→ Task requirements: Write every line out verbatim and omit the pictures.

....

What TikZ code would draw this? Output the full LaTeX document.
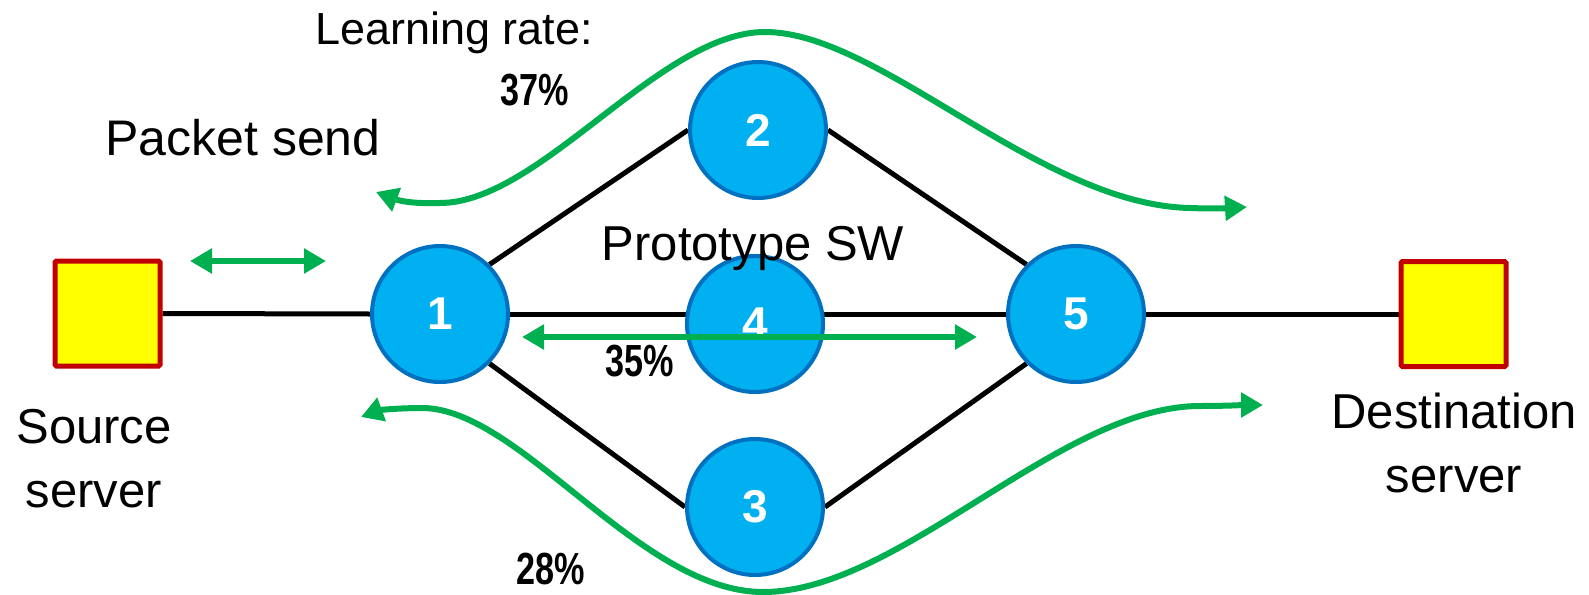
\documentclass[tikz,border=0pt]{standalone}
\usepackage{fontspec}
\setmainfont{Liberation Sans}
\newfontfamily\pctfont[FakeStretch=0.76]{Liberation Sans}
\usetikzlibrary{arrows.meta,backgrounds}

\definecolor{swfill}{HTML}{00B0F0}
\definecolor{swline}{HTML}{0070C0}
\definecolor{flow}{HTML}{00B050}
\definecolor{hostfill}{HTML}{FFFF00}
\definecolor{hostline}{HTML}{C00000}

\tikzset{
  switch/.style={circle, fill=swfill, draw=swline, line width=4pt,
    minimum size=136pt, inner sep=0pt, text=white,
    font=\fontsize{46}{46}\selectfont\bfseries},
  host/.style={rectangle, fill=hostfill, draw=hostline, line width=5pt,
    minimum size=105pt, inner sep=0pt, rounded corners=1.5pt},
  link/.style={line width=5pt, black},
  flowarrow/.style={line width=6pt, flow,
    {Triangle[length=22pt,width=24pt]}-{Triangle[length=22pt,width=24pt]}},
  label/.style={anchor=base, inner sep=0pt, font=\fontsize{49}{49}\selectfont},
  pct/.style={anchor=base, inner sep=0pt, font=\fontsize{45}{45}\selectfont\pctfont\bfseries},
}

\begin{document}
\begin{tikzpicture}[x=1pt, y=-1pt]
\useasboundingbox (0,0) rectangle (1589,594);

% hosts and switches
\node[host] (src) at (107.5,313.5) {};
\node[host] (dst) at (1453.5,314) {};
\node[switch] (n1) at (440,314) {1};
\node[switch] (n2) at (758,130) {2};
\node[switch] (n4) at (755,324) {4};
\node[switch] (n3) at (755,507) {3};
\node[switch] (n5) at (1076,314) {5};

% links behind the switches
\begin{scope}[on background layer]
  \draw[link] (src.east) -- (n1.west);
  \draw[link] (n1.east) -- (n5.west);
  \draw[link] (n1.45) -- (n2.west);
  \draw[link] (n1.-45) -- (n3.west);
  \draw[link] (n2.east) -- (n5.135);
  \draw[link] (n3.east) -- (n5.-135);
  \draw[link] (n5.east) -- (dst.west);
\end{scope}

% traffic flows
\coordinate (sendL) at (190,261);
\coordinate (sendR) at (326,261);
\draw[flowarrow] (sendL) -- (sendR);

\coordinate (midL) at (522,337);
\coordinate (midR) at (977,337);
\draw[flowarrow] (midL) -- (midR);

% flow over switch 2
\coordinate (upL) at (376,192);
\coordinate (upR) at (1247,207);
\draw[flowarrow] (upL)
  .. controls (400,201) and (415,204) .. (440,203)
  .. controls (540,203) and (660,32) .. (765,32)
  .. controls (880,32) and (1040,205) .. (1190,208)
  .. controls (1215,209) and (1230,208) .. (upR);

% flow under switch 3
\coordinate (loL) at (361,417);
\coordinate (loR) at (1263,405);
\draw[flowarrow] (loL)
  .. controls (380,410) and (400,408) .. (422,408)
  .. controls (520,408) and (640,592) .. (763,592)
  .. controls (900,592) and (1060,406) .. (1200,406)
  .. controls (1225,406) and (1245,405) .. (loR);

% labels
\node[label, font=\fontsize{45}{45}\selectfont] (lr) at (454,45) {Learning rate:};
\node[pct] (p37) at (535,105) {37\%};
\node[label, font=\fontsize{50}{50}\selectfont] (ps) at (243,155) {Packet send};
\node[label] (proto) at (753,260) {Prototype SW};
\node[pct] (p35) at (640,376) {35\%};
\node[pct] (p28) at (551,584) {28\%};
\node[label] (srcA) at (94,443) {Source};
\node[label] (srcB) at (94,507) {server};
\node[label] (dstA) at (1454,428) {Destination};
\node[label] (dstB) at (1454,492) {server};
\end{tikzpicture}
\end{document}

....

→ Reply:
What TikZ code would draw this? Output the full LaTeX document.
\documentclass[tikz,border=0pt]{standalone}
\usepackage{fontspec}
\setmainfont{Liberation Sans}
\newfontfamily\pctfont[FakeStretch=0.76]{Liberation Sans}
\usetikzlibrary{arrows.meta,backgrounds}

\definecolor{swfill}{HTML}{00B0F0}
\definecolor{swline}{HTML}{0070C0}
\definecolor{flow}{HTML}{00B050}
\definecolor{hostfill}{HTML}{FFFF00}
\definecolor{hostline}{HTML}{C00000}

\tikzset{
  switch/.style={circle, fill=swfill, draw=swline, line width=4pt,
    minimum size=136pt, inner sep=0pt, text=white,
    font=\fontsize{46}{46}\selectfont\bfseries},
  host/.style={rectangle, fill=hostfill, draw=hostline, line width=5pt,
    minimum size=105pt, inner sep=0pt, rounded corners=1.5pt},
  link/.style={line width=5pt, black},
  flowarrow/.style={line width=6pt, flow,
    {Triangle[length=22pt,width=24pt]}-{Triangle[length=22pt,width=24pt]}},
  label/.style={anchor=base, inner sep=0pt, font=\fontsize{49}{49}\selectfont},
  pct/.style={anchor=base, inner sep=0pt, font=\fontsize{45}{45}\selectfont\pctfont\bfseries},
}

\begin{document}
\begin{tikzpicture}[x=1pt, y=-1pt]
\useasboundingbox (0,0) rectangle (1589,594);

% hosts and switches
\node[host] (src) at (107.5,313.5) {};
\node[host] (dst) at (1453.5,314) {};
\node[switch] (n1) at (440,314) {1};
\node[switch] (n2) at (758,130) {2};
\node[switch] (n4) at (755,324) {4};
\node[switch] (n3) at (755,507) {3};
\node[switch] (n5) at (1076,314) {5};

% links behind the switches
\begin{scope}[on background layer]
  \draw[link] (src.east) -- (n1.west);
  \draw[link] (n1.east) -- (n5.west);
  \draw[link] (n1.45) -- (n2.west);
  \draw[link] (n1.-45) -- (n3.west);
  \draw[link] (n2.east) -- (n5.135);
  \draw[link] (n3.east) -- (n5.-135);
  \draw[link] (n5.east) -- (dst.west);
\end{scope}

% traffic flows
\coordinate (sendL) at (190,261);
\coordinate (sendR) at (326,261);
\draw[flowarrow] (sendL) -- (sendR);

\coordinate (midL) at (522,337);
\coordinate (midR) at (977,337);
\draw[flowarrow] (midL) -- (midR);

% flow over switch 2
\coordinate (upL) at (376,192);
\coordinate (upR) at (1247,207);
\draw[flowarrow] (upL)
  .. controls (400,201) and (415,204) .. (440,203)
  .. controls (540,203) and (660,32) .. (765,32)
  .. controls (880,32) and (1040,205) .. (1190,208)
  .. controls (1215,209) and (1230,208) .. (upR);

% flow under switch 3
\coordinate (loL) at (361,417);
\coordinate (loR) at (1263,405);
\draw[flowarrow] (loL)
  .. controls (380,410) and (400,408) .. (422,408)
  .. controls (520,408) and (640,592) .. (763,592)
  .. controls (900,592) and (1060,406) .. (1200,406)
  .. controls (1225,406) and (1245,405) .. (loR);

% labels
\node[label, font=\fontsize{45}{45}\selectfont] (lr) at (454,45) {Learning rate:};
\node[pct] (p37) at (535,105) {37\%};
\node[label, font=\fontsize{50}{50}\selectfont] (ps) at (243,155) {Packet send};
\node[label] (proto) at (753,260) {Prototype SW};
\node[pct] (p35) at (640,376) {35\%};
\node[pct] (p28) at (551,584) {28\%};
\node[label] (srcA) at (94,443) {Source};
\node[label] (srcB) at (94,507) {server};
\node[label] (dstA) at (1454,428) {Destination};
\node[label] (dstB) at (1454,492) {server};
\end{tikzpicture}
\end{document}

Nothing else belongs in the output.